Remember how much you looked forward to going to the zoo as a kid? That's how much DataXu (pronounced "Data Zoo") employees look forward to going to work every day.
Innovative technology, intelligent and collaborative co-workers, a flat management structure and a host of cool perks at the Boston advertising-optimization firm keep its employees challenged and content.
"People here don't get upset if you challenge their ideas -- they get inspired," said Bill Simmons, chief technology officer.
Sandro Catanzaro, VP-analytics and innovation, added, "We are a company that 's trying to innovate, so it's a natural attraction and fit for people who want to do things not necessarily in the same old way. That brings together a very special group of people."
To help inspire and keep this group of fast-paced collaborators challenged, one of DataXu's most popular programs across all job titles is something it calls "Innovation Days." Several times a year, everyone in the company cancels their regular work for the day and joins a team to come up with a pet project that relates to their everyday work life. Past ideas included more-healthful food and changes in software technology. At the end of the day, teams present their ideas at a companywide party.
"It's just one day, but the thing about a group of people like this is they want to see that their work makes a difference," said CEO-President Mike Baker. "We maintain a culture where a good idea can become a product in two months."
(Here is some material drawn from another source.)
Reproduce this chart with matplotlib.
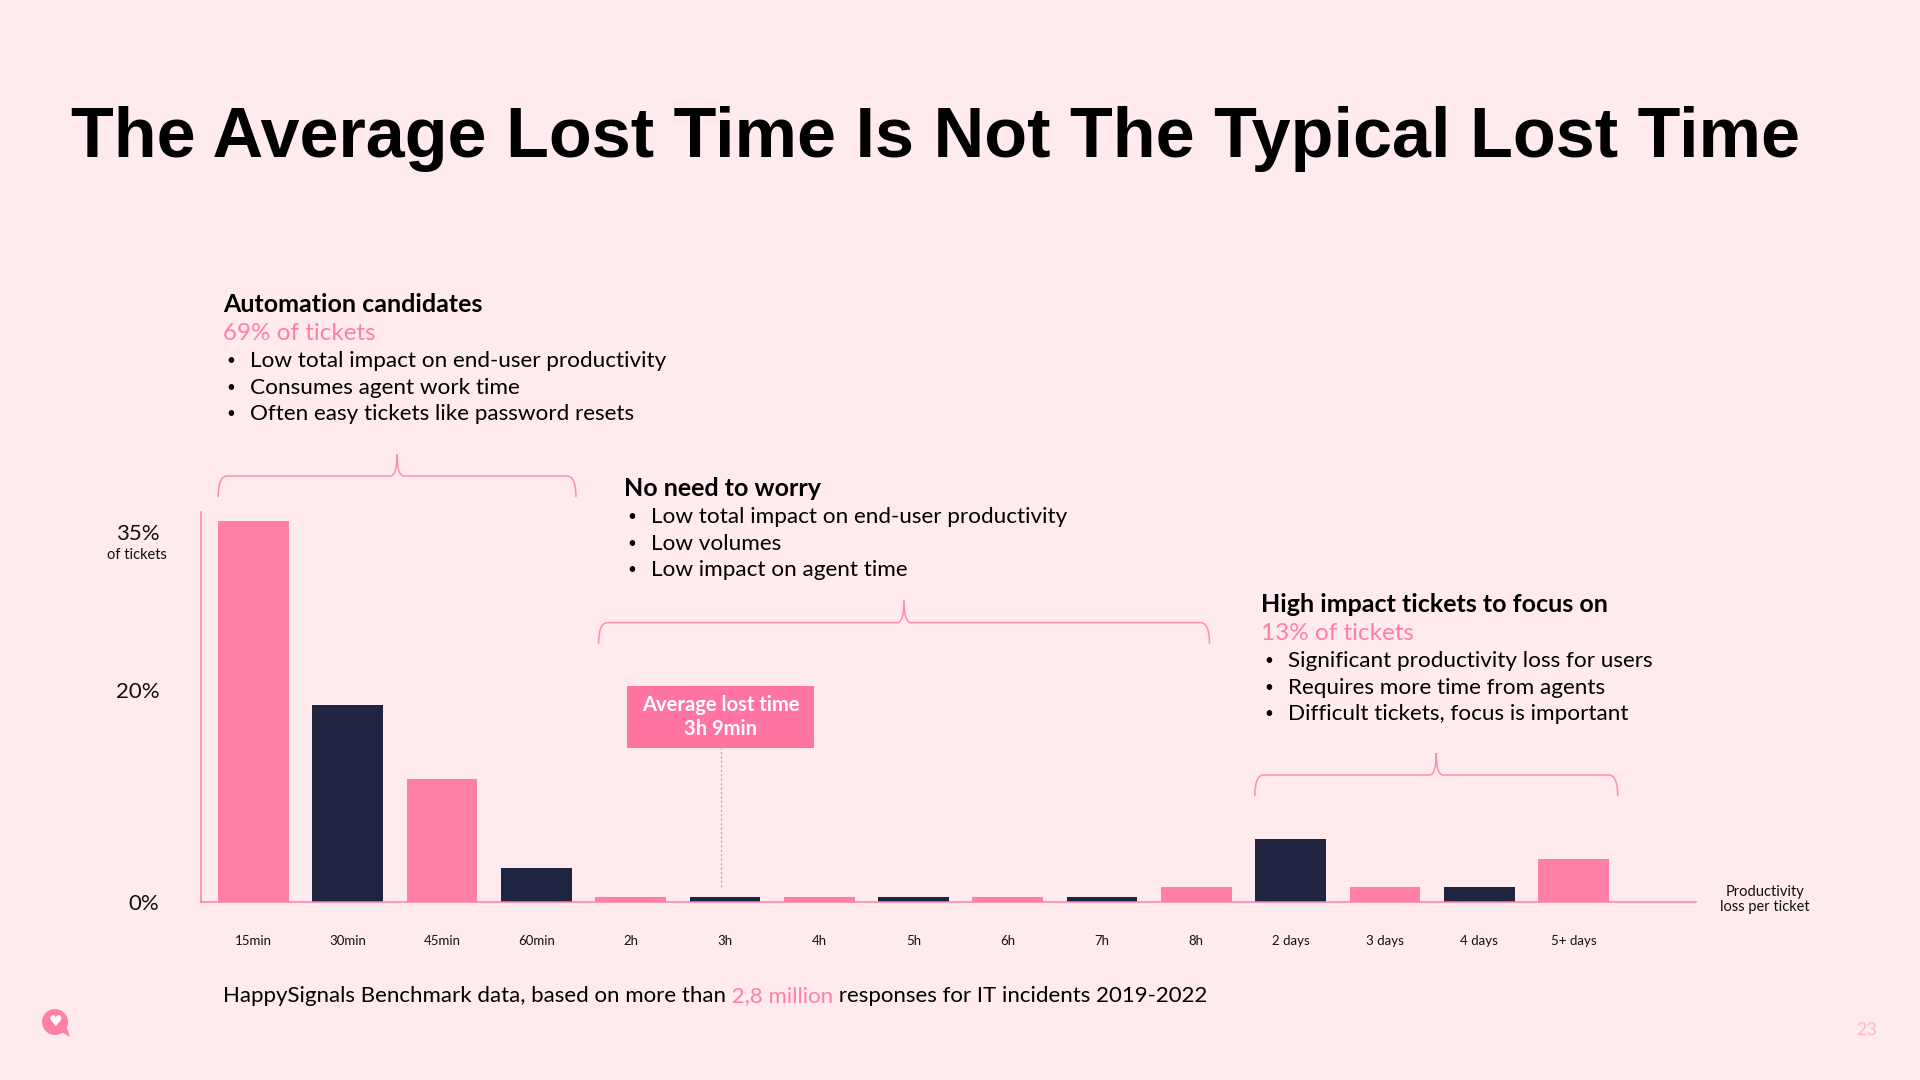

And in fact, DataXu has a greater than 90% implementation rate of new ideas from employees.
"I've spent 20 years in the Boston area working with bigger companies, and I really enjoy the innovation and the thought leadership here," said Joelle Moroney, director-sales for New England and Canada. "The collaboration, [and] the fast pace in addressing clients needs in a strategic way, are things I really enjoy."
DataXu has gone from startup in 2007 to more than 100 employees today, and some of the ways it keeps the group close include monthly town-hall meetings where the private company discusses details such as profits, cash flow and competition; lunch-and-learn programs; CEO lunches; new-hire breakfasts; and employees of the month. And the company works at evolving the culture; for example, the tradition of paying for everyone's lunch sandwich on Fridays when there were just 10 people at DataXu has morphed into free catered Friday lunch for the whole company.
"The little things make a huge impact," said Michelle Stern, director-client services. "We did a recent community-service day where we painted a local school. It was voluntary, but we had 35 people show up. It shows that DataXu has values, and that 's important."